Antoni stał się swoistym symbolem tego klubu. To on, z tym swoim charakterystycznym wizerunkiem poczciwego człowieka, za kierownicą wiekowego Volvo Amazon, stał się inspiracją do założenia naszego klubu. Był zaangażowany w jego losy do ostatniego dnia, planując kolejne swoje materiały do katalogu na zakończenie sezonu – dyktował je siostrze, albo sam pisał na tyle, na ile pozwalały mu siły. A snuł plany i na kolejny rok. Tym razem zaplanowaliśmy zwieńczenie sezonu ze szwedzką motoryzacją, której był wielkim orędownikiem. Teraz, bez „ojca” tych wszystkich „szwedów”, będziemy czuć przygnębiającą pustkę.
Antoni, nie zdążyłeś przejechać się tym ulubionym Amazonem, bo nie doczekałeś się przeciągającego się końca jego remontu. To pokazało też, jaką miałeś do wszystkiego cierpliwość. W ostatniej rozmowie, wiedząc już, że ciężko będzie odzyskać siły, pytałeś czy są możliwości przerobienia auta pod połowiczną sprawność szofera. Rozpłakałeś się, tak jak potrafi szczerze i z bezradności rozpłakać się dojrzały mężczyzna, że tak bardzo chciałbyś jeszcze pojechać Volvo na swoje ulubione Bałkany.

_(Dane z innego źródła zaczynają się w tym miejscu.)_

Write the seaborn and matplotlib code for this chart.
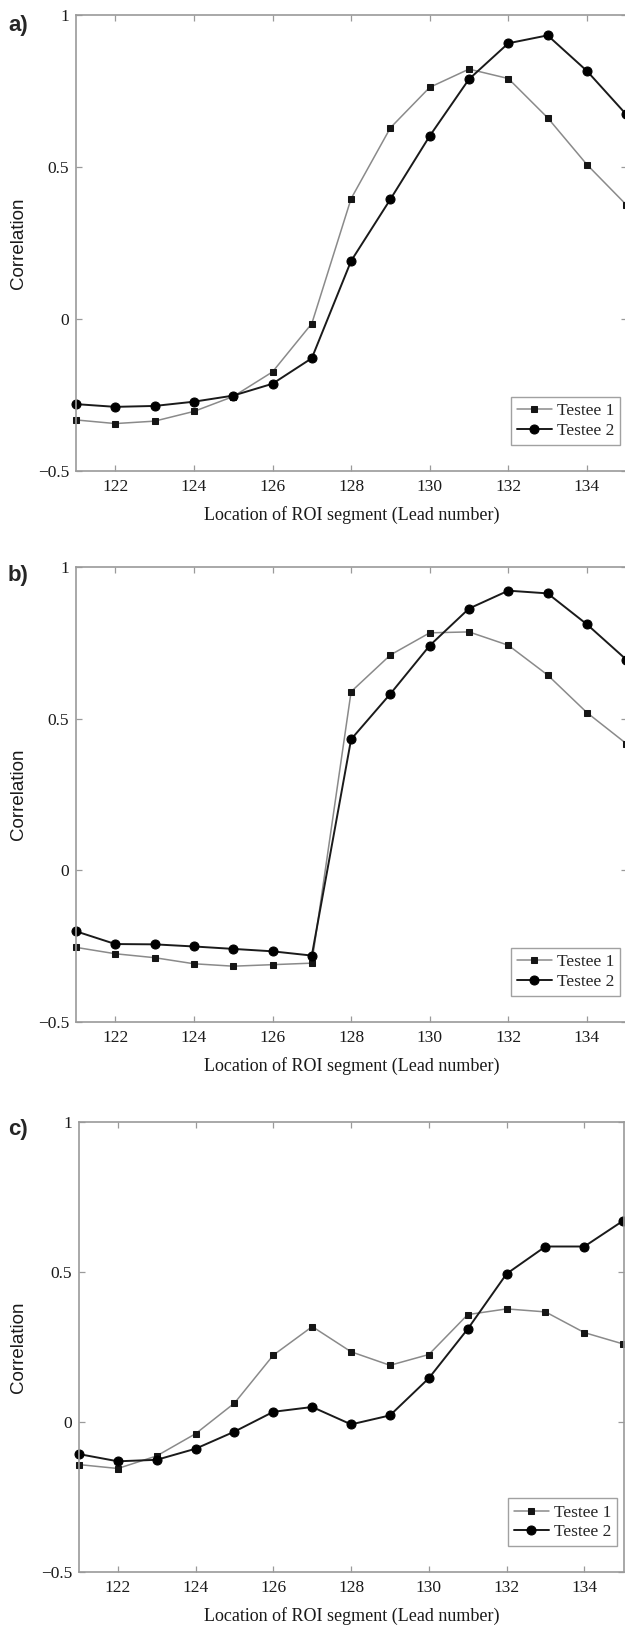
import numpy as np
import pandas as pd
import matplotlib
matplotlib.use("Agg")
import matplotlib.pyplot as plt
import seaborn as sns

# ---- data ----
leads = [121, 122, 123, 124, 125, 126, 127, 128, 129, 130, 131, 132, 133, 134, 135]

a_testee1 = [-0.332, -0.344, -0.336, -0.304, -0.255, -0.174, -0.015, 0.396, 0.629, 0.762, 0.822, 0.791, 0.662, 0.508, 0.376]
a_testee2 = [-0.280, -0.289, -0.286, -0.272, -0.252, -0.213, -0.129, 0.191, 0.394, 0.602, 0.789, 0.907, 0.933, 0.816, 0.673]

b_testee1 = [-0.254, -0.275, -0.288, -0.308, -0.316, -0.311, -0.306, 0.589, 0.710, 0.783, 0.786, 0.742, 0.644, 0.520, 0.418]
b_testee2 = [-0.201, -0.243, -0.244, -0.251, -0.259, -0.267, -0.281, 0.432, 0.582, 0.741, 0.863, 0.922, 0.913, 0.811, 0.695]

c_testee1 = [-0.142, -0.155, -0.113, -0.039, 0.063, 0.223, 0.318, 0.234, 0.189, 0.225, 0.358, 0.377, 0.367, 0.298, 0.260]
c_testee2 = [-0.107, -0.131, -0.126, -0.089, -0.032, 0.034, 0.050, -0.008, 0.022, 0.146, 0.310, 0.494, 0.585, 0.585, 0.671]

panel_labels = ["a)", "b)", "c)"]
series_names = ["Testee 1", "Testee 2"]
x_ticks = [122, 124, 126, 128, 130, 132, 134]
y_ticks = [-0.5, 0, 0.5, 1]
y_tick_labels = ["\u22120.5", "0", "0.5", "1"]
x_label = "Location of ROI segment (Lead number)"
y_label = "Correlation"

panels = [(a_testee1, a_testee2), (b_testee1, b_testee2), (c_testee1, c_testee2)]

# ---- style ----
sns.set_style("white")
plt.rcParams["font.family"] = ["Liberation Serif", "DejaVu Serif"]

W, H = 625, 1625
fig = plt.figure(figsize=(W / 100, H / 100), dpi=100)

# axes boxes in pixels: (left, top, right, bottom)
boxes = [(76, 15, 627, 471), (76, 567, 627, 1022), (79, 1122, 624, 1572)]
label_pos = [(8, 25), (8, 575), (8, 1130)]

spine_col = "#9a9a9a"

for i, ((s1, s2), box) in enumerate(zip(panels, boxes)):
    l, t, r, b = box
    ax = fig.add_axes([l / W, 1 - b / H, (r - l) / W, (b - t) / H])
    df = pd.DataFrame({
        "lead": leads * 2,
        "corr": list(s1) + list(s2),
        "who": [series_names[0]] * len(leads) + [series_names[1]] * len(leads),
    })
    d1 = df[df["who"] == series_names[0]]
    d2 = df[df["who"] == series_names[1]]
    sns.lineplot(data=d1, x="lead", y="corr", ax=ax, color="#8a8a8a", lw=1.1,
                 marker="s", markersize=4, markerfacecolor="#151515",
                 markeredgecolor="#151515", label=series_names[0], clip_on=False)
    sns.lineplot(data=d2, x="lead", y="corr", ax=ax, color="#1a1a1a", lw=1.4,
                 marker="o", markersize=6.5, markerfacecolor="#000000",
                 markeredgecolor="#000000", label=series_names[1], clip_on=False)
    ax.set_xlim(121, 135.02)
    ax.set_ylim(-0.5, 1)
    ax.set_xticks(x_ticks)
    ax.set_yticks(y_ticks)
    ax.set_yticklabels(y_tick_labels)
    ax.tick_params(direction="in", length=4, width=0.9, color=spine_col,
                   top=True, right=True, bottom=True, left=True,
                   labelsize=12.5, pad=6, labelcolor="#1a1a1a")
    ax.tick_params(axis="y", pad=5)
    for sp in ax.spines.values():
        sp.set_color(spine_col)
        sp.set_linewidth(1.2)
        sp.set_visible(True)
    ax.set_xlabel(x_label, fontsize=13, labelpad=8, color="#1a1a1a")
    ax.set_ylabel(y_label, fontsize=13.5, family=["Liberation Sans", "DejaVu Sans"],
                  color="#1a1a1a")
    ax.yaxis.set_label_coords(-(l - 27) / (r - l), 0.5)
    leg = ax.legend(loc="lower right", bbox_to_anchor=(0.988, 0.057), borderaxespad=0,
                    frameon=True, fancybox=False, fontsize=12.5, handlelength=2.0,
                    handletextpad=0.3, borderpad=0.35, labelspacing=0.2)
    leg.get_frame().set_edgecolor("#8a8a8a")
    leg.get_frame().set_linewidth(1.0)
    px, py = label_pos[i]
    fig.text(px / W, 1 - py / H, panel_labels[i], fontsize=16, fontweight="bold",
             family=["Liberation Sans", "DejaVu Sans"], ha="left", va="center")

fig.savefig("out.png", dpi=100, facecolor="white")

My też nie doczekaliśmy się Amazona (powiedziałeś w ostatniej rozmowie, że z nim „to beznadziejnie wyszło”, bo remont trwał 13 lat), znaliśmy Cię za sprawą niebieskiego Volvo 142, choć powiedziałeś, że najwięcej przygód i sentymentu miałeś z Volvo 480. Bo – jak podkreśliłeś – było najszybsze. A lubiłeś z werwą prowadzić, choć paradoksalnie w tym Twoim poukładanym świecie nie było miejsca na pośpiech. Nie uchylałeś też drzwi dla bylejakości i działania na skróty. Byłeś solidny i pragmatyczny. Rzeczy miały dla Ciebie ogromną wartość. Kto miał okazję odwiedzić Twoją pracownię, ten poznał też, jakie miejsce w Twojej hierarchii wartości miały historia, wiedza, pasja, tradycja, świadectwa czasów. Gromadziłeś wszystko, co może stanowić opowieść o Tobie.
Pokazałeś też w pracowni obraz, którego nie udało Ci się dokończyć: postać mężczyzny, który okazuje swoją bezradność. Powiedziałeś, że to Ty.
Żegnaj nasz druhu, nasza oazo spokoju, człowieku kultury, który z tej swojej staroświeckości uczynił cnotę.
Żegnamy Cię zdjęciem zrobionym Ci na zlocie rok temu z rozpuszczonymi włosami, które mało kto miał okazję zobaczyć. A nosiłeś je bez przerwy od 55 lat. Powiedziałeś, że zdjęcie jest dobre, co w Twoich ustach i tak brzmiało jak komplement pierwszej kategorii.
A do kompletu kilka innych zdjęć, które kazałeś sobie zrobić w pracowni. Opowiadałeś wtedy o zaplanowanej za kilka dni poważnej operacji. Zabrzmiało to niczym pożegnanie, choć liczyliśmy, że tym razem to się grubo pomylisz.
Bogusiu, towarzyszko Waszego pięknego życia u boku Antoniego, kierujemy Ci wyrazy współczucia. Razem byliście przykładem pary, która pasją, satysfakcją i niespotykanym już dzisiaj spokojem stanowiła pewien wzorzec wartości.
Troskliwej siostrze Antoniego oraz Jego najbliższym składamy najgłębsze kondolencje.
O terminie uroczystości pogrzebowym poinformujemy.